— Begin —

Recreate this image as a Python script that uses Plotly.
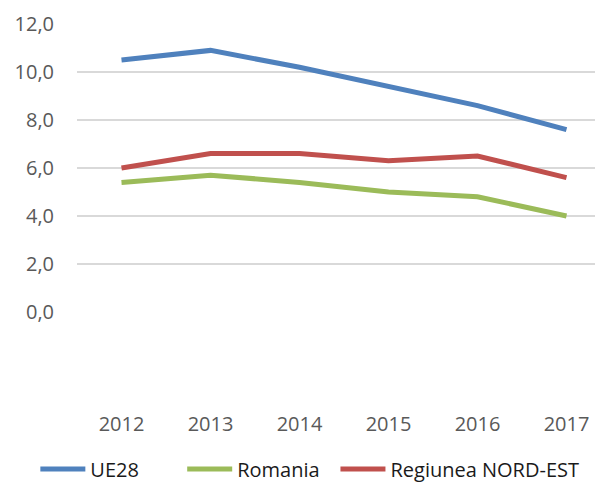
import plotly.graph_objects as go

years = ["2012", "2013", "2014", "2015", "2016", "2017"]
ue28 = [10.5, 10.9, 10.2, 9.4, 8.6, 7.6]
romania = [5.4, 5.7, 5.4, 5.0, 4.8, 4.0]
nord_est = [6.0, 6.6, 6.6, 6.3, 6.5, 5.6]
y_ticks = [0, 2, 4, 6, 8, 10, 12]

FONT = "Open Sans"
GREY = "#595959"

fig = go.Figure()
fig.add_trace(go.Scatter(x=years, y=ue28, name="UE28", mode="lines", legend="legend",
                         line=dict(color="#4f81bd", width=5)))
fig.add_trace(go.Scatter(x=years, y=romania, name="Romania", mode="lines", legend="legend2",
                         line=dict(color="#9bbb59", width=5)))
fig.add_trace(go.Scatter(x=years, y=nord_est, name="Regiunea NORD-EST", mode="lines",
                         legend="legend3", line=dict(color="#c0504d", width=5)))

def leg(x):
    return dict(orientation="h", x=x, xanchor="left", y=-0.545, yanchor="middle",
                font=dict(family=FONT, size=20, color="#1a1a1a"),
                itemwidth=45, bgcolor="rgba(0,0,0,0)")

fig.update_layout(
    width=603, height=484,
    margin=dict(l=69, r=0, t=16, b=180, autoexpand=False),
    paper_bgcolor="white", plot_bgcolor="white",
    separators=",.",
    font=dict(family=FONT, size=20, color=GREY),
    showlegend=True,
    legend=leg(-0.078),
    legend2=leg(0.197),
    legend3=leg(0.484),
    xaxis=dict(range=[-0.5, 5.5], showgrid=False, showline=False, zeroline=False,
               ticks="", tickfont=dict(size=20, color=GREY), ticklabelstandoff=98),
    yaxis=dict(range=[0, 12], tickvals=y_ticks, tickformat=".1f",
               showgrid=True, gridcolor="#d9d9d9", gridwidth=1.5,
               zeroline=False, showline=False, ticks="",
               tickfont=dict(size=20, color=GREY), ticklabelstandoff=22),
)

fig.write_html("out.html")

— End —

Requirements:
Give back every line exactly as it stands, pictures excluded.

The answer:
Recreate this image as a Python script that uses Plotly.
import plotly.graph_objects as go

years = ["2012", "2013", "2014", "2015", "2016", "2017"]
ue28 = [10.5, 10.9, 10.2, 9.4, 8.6, 7.6]
romania = [5.4, 5.7, 5.4, 5.0, 4.8, 4.0]
nord_est = [6.0, 6.6, 6.6, 6.3, 6.5, 5.6]
y_ticks = [0, 2, 4, 6, 8, 10, 12]

FONT = "Open Sans"
GREY = "#595959"

fig = go.Figure()
fig.add_trace(go.Scatter(x=years, y=ue28, name="UE28", mode="lines", legend="legend",
                         line=dict(color="#4f81bd", width=5)))
fig.add_trace(go.Scatter(x=years, y=romania, name="Romania", mode="lines", legend="legend2",
                         line=dict(color="#9bbb59", width=5)))
fig.add_trace(go.Scatter(x=years, y=nord_est, name="Regiunea NORD-EST", mode="lines",
                         legend="legend3", line=dict(color="#c0504d", width=5)))

def leg(x):
    return dict(orientation="h", x=x, xanchor="left", y=-0.545, yanchor="middle",
                font=dict(family=FONT, size=20, color="#1a1a1a"),
                itemwidth=45, bgcolor="rgba(0,0,0,0)")

fig.update_layout(
    width=603, height=484,
    margin=dict(l=69, r=0, t=16, b=180, autoexpand=False),
    paper_bgcolor="white", plot_bgcolor="white",
    separators=",.",
    font=dict(family=FONT, size=20, color=GREY),
    showlegend=True,
    legend=leg(-0.078),
    legend2=leg(0.197),
    legend3=leg(0.484),
    xaxis=dict(range=[-0.5, 5.5], showgrid=False, showline=False, zeroline=False,
               ticks="", tickfont=dict(size=20, color=GREY), ticklabelstandoff=98),
    yaxis=dict(range=[0, 12], tickvals=y_ticks, tickformat=".1f",
               showgrid=True, gridcolor="#d9d9d9", gridwidth=1.5,
               zeroline=False, showline=False, ticks="",
               tickfont=dict(size=20, color=GREY), ticklabelstandoff=22),
)

fig.write_html("out.html")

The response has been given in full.